Калитка тявкнула щеколдой. И опять тявкнула: следом появилась Натка. В раздумье он стоял возле нее. Наверно, надо было сказать Ильгизу какие-то слова?
Шевельнулся, чтобы дернуть ремешок щеколды, завязанный на конце шариком. Шевельнулась и его тень — короткая, скомканная, уродливая. Напомнила ему, что он костляв, слишком широк в плечах и слишком узок в бедрах. Огорчился всего лишь на мгновенье: чего переживать — красивым не станешь. Впервые легко примирил себя с собственной некрасивостью. И подосадовал: как, по-видимому, был глуп, что не мог раньше додуматься до такой обычной мысли?
Над плетнем серебрилась тюбетейка Ильгиза.
— Быстрей. Одному скука.
— Постараемся, — не оглянувшись, ответил Андрей. Под ногу угодила консервная банка. Пнул. Покатилась, взмахивая бумажной лентой с оттиском «Щука в томатном соусе».
Натка шла посредине дороги, из-под желтоватых кед выхлопывалась горячая пыль. Белое платье (красные поперечные полосы до пояса, продольные — на юбке) было перехвачено широким черным ремнем.
Андрюшу проняло запоздалой радостью: Натка в Кулкасово. Будет целый день, а может, два, а то и больше. Это возмутительно, что он до сих пор не чувствовал, какое счастье, что она в Кулкасово! Ильгизка виноват. Кровь… Дунул в волосы. А! Чего тут нехорошего? Наверно, еще смотрит из-за плетня? Ага, стоит, положил подбородок на плетень. Грустны коричневые глаза.
— Ильгиз, лови банку.
— Зачем?
— Нарой червей. Вечером порыбачим.
— Кидай.
— Ты не больно-то падай духом. До реки на тележке довезем. Нат, да?
— Кого другого не повезла бы, Ильгиз славный.
— Правильней — нелепый. Какое лекарство ни попадет под руку, раз — и съел. Для защиты от будущих болезней.
— Впрок, — с проказливой улыбкой сказала она.
— Нат, откуда ты узнала, что я драпанул из дому?
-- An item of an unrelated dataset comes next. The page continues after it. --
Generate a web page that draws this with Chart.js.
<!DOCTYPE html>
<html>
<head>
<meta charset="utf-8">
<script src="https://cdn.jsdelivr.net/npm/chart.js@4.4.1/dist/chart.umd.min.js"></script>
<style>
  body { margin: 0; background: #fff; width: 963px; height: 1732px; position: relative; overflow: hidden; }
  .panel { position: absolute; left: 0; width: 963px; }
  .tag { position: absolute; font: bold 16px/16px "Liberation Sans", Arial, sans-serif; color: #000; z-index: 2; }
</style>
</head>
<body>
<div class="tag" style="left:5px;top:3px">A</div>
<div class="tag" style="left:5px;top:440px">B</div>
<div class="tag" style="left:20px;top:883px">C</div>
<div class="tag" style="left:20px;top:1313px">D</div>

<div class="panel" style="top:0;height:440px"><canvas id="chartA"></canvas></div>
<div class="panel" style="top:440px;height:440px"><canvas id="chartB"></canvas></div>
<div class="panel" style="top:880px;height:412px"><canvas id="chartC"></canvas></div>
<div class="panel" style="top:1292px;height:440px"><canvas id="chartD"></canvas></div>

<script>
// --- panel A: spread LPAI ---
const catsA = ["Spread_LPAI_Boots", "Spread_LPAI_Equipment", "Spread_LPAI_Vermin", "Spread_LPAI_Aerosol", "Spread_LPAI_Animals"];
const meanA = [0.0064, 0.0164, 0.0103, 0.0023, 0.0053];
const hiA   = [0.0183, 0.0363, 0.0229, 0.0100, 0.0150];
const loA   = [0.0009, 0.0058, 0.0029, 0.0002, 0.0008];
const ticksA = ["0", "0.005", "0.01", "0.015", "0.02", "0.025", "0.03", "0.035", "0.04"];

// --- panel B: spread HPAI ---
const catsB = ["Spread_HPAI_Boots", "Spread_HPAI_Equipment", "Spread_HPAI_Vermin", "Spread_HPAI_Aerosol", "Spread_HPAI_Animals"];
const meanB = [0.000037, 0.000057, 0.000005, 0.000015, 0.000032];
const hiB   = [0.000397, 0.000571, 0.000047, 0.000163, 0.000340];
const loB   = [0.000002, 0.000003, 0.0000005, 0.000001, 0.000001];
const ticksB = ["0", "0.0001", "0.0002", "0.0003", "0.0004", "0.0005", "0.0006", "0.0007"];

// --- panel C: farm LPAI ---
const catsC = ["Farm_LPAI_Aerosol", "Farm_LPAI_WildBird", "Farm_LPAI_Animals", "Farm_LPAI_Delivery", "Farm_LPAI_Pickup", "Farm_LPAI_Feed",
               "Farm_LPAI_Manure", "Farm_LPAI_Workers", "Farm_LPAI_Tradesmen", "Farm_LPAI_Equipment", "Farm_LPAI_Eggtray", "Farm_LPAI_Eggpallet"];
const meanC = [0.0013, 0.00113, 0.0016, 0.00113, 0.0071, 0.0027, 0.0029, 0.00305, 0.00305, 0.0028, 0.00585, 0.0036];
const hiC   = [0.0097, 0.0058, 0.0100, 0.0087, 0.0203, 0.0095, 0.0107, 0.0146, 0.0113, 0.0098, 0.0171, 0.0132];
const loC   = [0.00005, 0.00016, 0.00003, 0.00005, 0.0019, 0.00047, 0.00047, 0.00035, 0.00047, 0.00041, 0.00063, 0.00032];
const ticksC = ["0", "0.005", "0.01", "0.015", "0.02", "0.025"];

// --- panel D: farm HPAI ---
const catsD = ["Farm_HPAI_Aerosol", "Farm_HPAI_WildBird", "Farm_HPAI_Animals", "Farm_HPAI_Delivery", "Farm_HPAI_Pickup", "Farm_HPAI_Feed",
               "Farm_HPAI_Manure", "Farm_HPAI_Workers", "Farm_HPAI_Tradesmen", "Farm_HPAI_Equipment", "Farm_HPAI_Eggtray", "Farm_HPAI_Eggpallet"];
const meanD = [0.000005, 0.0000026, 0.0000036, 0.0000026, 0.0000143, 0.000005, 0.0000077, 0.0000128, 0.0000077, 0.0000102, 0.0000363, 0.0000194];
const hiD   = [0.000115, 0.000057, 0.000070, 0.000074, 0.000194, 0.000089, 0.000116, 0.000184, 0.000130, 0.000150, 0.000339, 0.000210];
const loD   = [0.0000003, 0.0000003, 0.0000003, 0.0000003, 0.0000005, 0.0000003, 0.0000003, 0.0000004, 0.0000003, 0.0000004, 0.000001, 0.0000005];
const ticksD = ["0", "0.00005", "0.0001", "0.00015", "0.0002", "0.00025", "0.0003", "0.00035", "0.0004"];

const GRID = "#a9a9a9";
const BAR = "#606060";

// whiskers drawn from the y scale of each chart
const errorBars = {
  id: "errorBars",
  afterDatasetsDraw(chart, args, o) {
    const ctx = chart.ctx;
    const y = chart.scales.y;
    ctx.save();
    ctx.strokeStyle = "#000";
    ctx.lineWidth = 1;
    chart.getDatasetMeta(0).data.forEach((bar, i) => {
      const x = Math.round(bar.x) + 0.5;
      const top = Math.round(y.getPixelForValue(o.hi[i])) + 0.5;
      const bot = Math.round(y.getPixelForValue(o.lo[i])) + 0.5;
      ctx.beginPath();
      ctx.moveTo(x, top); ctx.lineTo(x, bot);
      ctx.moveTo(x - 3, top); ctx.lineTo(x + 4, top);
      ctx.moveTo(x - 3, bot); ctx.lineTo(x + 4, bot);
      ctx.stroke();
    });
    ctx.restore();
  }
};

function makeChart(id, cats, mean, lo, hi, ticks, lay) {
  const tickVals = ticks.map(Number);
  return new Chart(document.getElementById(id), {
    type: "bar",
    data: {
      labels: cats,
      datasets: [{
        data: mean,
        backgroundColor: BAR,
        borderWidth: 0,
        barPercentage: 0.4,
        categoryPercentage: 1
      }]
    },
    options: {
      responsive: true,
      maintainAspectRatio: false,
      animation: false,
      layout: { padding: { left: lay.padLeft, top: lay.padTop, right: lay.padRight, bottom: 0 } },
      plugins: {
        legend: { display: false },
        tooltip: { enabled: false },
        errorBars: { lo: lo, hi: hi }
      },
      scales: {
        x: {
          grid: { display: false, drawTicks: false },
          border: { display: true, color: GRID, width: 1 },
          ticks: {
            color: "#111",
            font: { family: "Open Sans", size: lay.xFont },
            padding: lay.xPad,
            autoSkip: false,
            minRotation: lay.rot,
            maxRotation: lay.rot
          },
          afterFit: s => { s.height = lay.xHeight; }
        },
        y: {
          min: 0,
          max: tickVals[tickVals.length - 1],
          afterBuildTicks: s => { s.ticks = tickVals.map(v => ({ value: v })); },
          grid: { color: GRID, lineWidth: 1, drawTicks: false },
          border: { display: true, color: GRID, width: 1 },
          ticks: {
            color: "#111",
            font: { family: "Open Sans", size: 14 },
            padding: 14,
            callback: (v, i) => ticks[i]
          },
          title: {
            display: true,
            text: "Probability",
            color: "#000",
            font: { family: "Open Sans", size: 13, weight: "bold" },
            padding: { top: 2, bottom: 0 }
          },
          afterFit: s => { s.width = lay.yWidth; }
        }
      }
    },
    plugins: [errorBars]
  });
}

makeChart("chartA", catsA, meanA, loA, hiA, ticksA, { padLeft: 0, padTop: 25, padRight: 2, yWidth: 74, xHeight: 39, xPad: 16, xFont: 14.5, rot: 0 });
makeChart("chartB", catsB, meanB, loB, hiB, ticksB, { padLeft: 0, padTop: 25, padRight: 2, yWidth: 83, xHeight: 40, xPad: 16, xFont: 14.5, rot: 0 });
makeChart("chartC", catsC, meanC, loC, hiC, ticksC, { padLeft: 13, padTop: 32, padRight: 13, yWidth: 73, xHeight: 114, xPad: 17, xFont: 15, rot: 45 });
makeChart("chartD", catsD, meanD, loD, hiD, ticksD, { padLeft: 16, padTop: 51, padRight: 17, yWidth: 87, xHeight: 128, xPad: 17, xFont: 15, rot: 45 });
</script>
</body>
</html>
Догадалась, что сюда?
— Сказала — ответный визит.
29
Натка считала Андрюшу чудаковатым. Не бреется, большеногий, косолапый, но не собирается исправлять походку, штанины дугой. Будь пошире брюки, не бросалась бы в глаза его большеногость. Зачем-то играет в футбол босиком, часто запинается большими пальцами о бугорки. Взглянешь — ведет мяч, не успеешь моргнуть — прыгает на одной ноге, держась за ушибленный палец. Над ним потешаются. Ему хоть бы что. Чуть-чуть похромает, снова носится за мячом. Смешно и досадно смотреть, как мелькают его распухшие пальцы.
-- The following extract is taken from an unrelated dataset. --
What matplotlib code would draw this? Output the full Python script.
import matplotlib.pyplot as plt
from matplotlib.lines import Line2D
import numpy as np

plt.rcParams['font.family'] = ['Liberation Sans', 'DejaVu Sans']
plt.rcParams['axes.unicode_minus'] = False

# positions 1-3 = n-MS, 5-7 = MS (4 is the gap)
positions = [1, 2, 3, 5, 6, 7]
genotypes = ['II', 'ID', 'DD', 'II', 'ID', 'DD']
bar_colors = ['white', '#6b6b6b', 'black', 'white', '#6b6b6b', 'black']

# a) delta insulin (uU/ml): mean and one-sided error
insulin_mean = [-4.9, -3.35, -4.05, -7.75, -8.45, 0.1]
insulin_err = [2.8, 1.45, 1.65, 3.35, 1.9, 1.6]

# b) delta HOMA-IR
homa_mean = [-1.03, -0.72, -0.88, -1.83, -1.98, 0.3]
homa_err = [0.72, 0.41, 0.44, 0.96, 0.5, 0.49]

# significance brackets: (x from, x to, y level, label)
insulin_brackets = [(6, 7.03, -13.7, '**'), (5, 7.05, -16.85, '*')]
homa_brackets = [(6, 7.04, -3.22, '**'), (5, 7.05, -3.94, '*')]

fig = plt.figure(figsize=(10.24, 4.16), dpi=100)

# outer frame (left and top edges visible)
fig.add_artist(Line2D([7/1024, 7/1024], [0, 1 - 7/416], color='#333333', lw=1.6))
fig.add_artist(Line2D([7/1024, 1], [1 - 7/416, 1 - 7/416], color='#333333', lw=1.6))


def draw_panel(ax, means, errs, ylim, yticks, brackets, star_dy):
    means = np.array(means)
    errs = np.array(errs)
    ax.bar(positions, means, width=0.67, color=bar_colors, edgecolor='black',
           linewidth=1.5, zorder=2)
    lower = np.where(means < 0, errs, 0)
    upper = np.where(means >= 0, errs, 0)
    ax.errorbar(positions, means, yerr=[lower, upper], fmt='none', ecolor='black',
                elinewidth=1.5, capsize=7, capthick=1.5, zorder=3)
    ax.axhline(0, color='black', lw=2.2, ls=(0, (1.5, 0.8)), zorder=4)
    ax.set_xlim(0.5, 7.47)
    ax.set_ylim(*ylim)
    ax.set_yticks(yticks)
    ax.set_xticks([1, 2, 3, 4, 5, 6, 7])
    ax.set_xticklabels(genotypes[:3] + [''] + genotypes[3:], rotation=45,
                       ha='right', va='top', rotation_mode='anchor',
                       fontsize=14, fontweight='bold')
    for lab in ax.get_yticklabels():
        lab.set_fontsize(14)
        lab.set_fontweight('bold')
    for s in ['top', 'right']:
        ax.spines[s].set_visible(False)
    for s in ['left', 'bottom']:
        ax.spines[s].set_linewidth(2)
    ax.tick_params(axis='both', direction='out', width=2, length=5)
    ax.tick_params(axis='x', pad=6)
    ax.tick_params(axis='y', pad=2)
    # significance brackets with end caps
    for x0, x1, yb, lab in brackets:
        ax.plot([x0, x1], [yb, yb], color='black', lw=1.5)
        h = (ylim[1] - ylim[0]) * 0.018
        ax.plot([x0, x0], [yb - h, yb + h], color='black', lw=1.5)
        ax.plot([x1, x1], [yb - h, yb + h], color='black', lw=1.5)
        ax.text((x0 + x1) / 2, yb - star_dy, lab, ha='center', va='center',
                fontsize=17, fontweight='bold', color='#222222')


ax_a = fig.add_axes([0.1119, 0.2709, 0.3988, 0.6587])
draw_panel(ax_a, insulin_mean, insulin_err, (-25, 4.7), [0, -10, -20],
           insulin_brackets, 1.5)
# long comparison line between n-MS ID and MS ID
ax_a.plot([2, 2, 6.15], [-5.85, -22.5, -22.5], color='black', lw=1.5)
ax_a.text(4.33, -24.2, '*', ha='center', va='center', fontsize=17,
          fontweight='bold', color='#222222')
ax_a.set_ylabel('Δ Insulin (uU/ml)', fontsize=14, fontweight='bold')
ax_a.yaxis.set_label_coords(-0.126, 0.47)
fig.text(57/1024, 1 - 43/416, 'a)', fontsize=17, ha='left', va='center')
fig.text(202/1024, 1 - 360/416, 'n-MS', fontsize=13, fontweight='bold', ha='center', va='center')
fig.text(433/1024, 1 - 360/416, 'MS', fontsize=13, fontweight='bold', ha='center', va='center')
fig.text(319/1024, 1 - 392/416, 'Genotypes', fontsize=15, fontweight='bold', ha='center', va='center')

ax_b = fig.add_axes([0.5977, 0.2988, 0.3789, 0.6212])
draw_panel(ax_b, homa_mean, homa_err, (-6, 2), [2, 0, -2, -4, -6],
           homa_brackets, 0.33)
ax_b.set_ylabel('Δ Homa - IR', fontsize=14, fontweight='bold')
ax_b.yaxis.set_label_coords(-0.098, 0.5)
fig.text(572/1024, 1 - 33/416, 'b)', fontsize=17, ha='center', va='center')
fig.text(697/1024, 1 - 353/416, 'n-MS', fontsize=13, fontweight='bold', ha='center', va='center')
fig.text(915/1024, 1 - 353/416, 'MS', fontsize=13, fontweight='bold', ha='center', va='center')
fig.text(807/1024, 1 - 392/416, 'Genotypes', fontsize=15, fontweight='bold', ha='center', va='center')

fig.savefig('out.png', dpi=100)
К тому же Андрюшечкин удивительно недогадлив. Разве бы она могла приехать без девчонки к Ильгизу? Да и возможно ли это, чтоб она поехала в единственном числе к какому-нибудь мальчишке, будь он сам Андрюшечкин? Другой бы давно сообразил, что она неспроста пустилась в щекотливое для собственной чести путешествие.
Он счастливо улыбнулся навстречу ее обиженному взгляду и снял кольцо коры с сосновой палки.
«Андрюш, ну догадайся».
Он положил кольцо на дорогу, внутри кольца растерянно забегал муравей, тащивший крошечное яйцо.